What to work on: Look below. Copy each line that has "this" in it.
──────────
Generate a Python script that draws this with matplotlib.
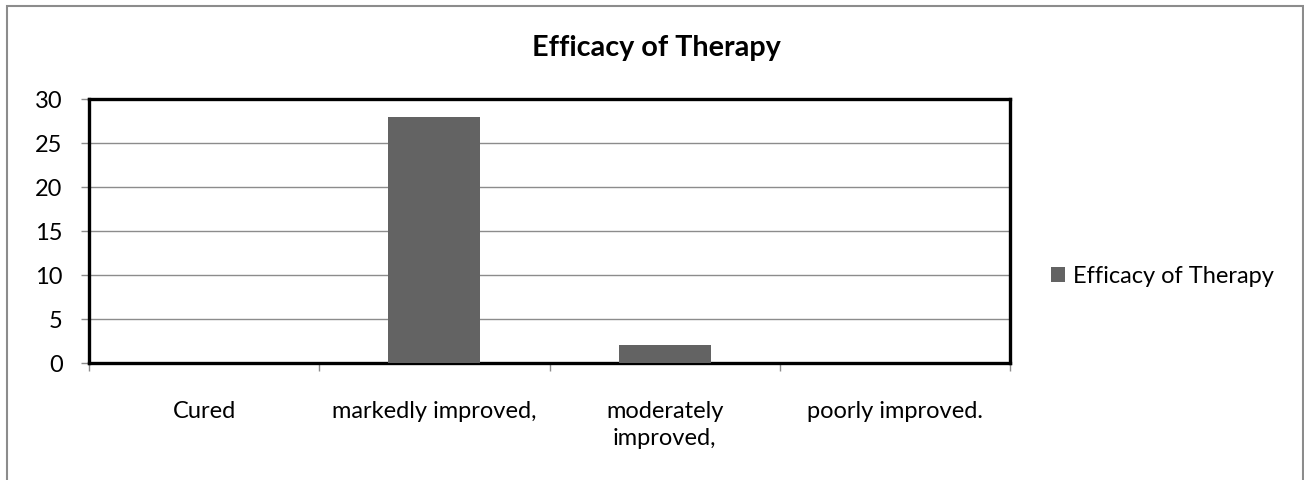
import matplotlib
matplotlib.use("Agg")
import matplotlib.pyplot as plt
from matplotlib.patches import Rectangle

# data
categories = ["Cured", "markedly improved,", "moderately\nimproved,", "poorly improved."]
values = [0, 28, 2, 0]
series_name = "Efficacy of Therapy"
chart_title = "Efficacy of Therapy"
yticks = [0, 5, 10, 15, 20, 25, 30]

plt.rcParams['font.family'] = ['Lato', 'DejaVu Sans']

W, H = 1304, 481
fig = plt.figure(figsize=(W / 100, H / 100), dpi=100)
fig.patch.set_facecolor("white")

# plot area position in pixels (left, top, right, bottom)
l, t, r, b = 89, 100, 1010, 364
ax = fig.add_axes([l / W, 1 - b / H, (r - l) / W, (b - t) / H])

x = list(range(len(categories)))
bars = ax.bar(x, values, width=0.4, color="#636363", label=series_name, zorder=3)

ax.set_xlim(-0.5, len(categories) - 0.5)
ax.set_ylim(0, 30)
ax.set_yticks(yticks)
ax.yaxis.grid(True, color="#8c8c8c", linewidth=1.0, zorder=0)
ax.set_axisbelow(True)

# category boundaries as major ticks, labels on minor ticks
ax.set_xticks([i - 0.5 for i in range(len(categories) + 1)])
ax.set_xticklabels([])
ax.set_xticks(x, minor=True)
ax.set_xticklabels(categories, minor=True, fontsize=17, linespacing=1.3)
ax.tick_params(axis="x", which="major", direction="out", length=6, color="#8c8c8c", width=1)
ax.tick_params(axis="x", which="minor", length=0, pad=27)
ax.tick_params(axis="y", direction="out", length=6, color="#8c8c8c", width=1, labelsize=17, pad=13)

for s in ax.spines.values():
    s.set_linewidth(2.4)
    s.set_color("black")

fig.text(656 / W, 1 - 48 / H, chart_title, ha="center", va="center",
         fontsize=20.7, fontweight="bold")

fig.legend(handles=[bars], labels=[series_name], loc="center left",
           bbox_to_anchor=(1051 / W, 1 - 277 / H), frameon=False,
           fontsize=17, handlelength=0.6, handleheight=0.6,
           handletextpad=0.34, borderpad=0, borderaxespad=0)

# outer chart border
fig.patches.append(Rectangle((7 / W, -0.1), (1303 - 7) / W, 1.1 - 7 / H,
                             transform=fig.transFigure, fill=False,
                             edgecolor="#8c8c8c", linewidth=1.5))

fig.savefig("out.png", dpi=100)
──────────
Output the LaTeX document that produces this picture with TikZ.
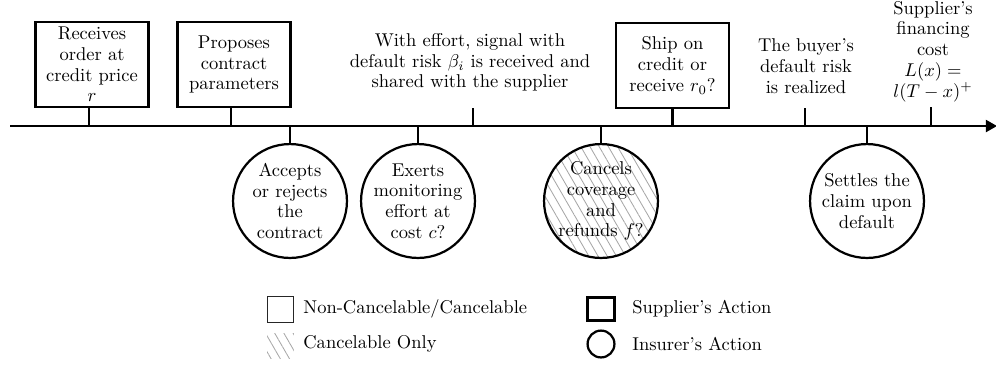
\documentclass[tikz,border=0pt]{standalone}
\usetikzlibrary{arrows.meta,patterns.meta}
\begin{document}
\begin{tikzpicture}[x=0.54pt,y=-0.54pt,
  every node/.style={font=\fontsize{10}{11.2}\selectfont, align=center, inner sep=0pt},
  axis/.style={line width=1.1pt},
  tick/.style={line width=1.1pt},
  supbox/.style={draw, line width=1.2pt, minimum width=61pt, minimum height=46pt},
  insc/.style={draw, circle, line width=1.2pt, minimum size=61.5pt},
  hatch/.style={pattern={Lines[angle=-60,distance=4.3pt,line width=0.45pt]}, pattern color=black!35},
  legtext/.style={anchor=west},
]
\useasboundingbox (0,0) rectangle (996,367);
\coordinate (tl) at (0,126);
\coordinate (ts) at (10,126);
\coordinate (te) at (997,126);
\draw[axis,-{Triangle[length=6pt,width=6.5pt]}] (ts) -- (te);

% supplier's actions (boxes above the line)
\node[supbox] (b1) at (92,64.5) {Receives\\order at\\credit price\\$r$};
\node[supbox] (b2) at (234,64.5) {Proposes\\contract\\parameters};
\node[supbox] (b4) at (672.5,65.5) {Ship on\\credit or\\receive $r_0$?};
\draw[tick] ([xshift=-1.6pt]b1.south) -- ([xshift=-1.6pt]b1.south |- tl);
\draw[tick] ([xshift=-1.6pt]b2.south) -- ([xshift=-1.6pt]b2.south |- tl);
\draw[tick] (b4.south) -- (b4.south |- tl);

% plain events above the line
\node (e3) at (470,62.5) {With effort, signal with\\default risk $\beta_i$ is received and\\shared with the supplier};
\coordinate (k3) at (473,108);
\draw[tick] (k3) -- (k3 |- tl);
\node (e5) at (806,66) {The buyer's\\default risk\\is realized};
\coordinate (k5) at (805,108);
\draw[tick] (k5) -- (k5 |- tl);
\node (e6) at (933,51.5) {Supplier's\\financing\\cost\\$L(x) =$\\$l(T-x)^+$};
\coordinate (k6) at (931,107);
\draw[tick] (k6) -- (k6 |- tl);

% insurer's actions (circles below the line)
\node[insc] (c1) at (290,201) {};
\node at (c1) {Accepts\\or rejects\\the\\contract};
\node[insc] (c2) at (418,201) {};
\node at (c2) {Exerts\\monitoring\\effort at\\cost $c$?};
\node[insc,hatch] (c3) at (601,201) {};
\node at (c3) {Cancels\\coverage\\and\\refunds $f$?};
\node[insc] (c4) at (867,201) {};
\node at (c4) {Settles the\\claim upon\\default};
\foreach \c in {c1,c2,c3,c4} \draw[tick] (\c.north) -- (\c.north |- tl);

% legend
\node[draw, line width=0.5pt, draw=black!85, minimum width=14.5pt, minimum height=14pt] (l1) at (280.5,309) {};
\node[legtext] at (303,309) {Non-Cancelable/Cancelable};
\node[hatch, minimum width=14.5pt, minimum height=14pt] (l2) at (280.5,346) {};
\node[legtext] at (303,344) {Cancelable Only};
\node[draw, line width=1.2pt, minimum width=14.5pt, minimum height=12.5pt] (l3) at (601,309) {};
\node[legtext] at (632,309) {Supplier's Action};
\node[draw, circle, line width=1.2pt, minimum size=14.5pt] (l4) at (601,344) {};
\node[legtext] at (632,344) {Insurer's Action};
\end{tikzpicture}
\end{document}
──────────
Full response:
Generate a Python script that draws this with matplotlib.
Output the LaTeX document that produces this picture with TikZ.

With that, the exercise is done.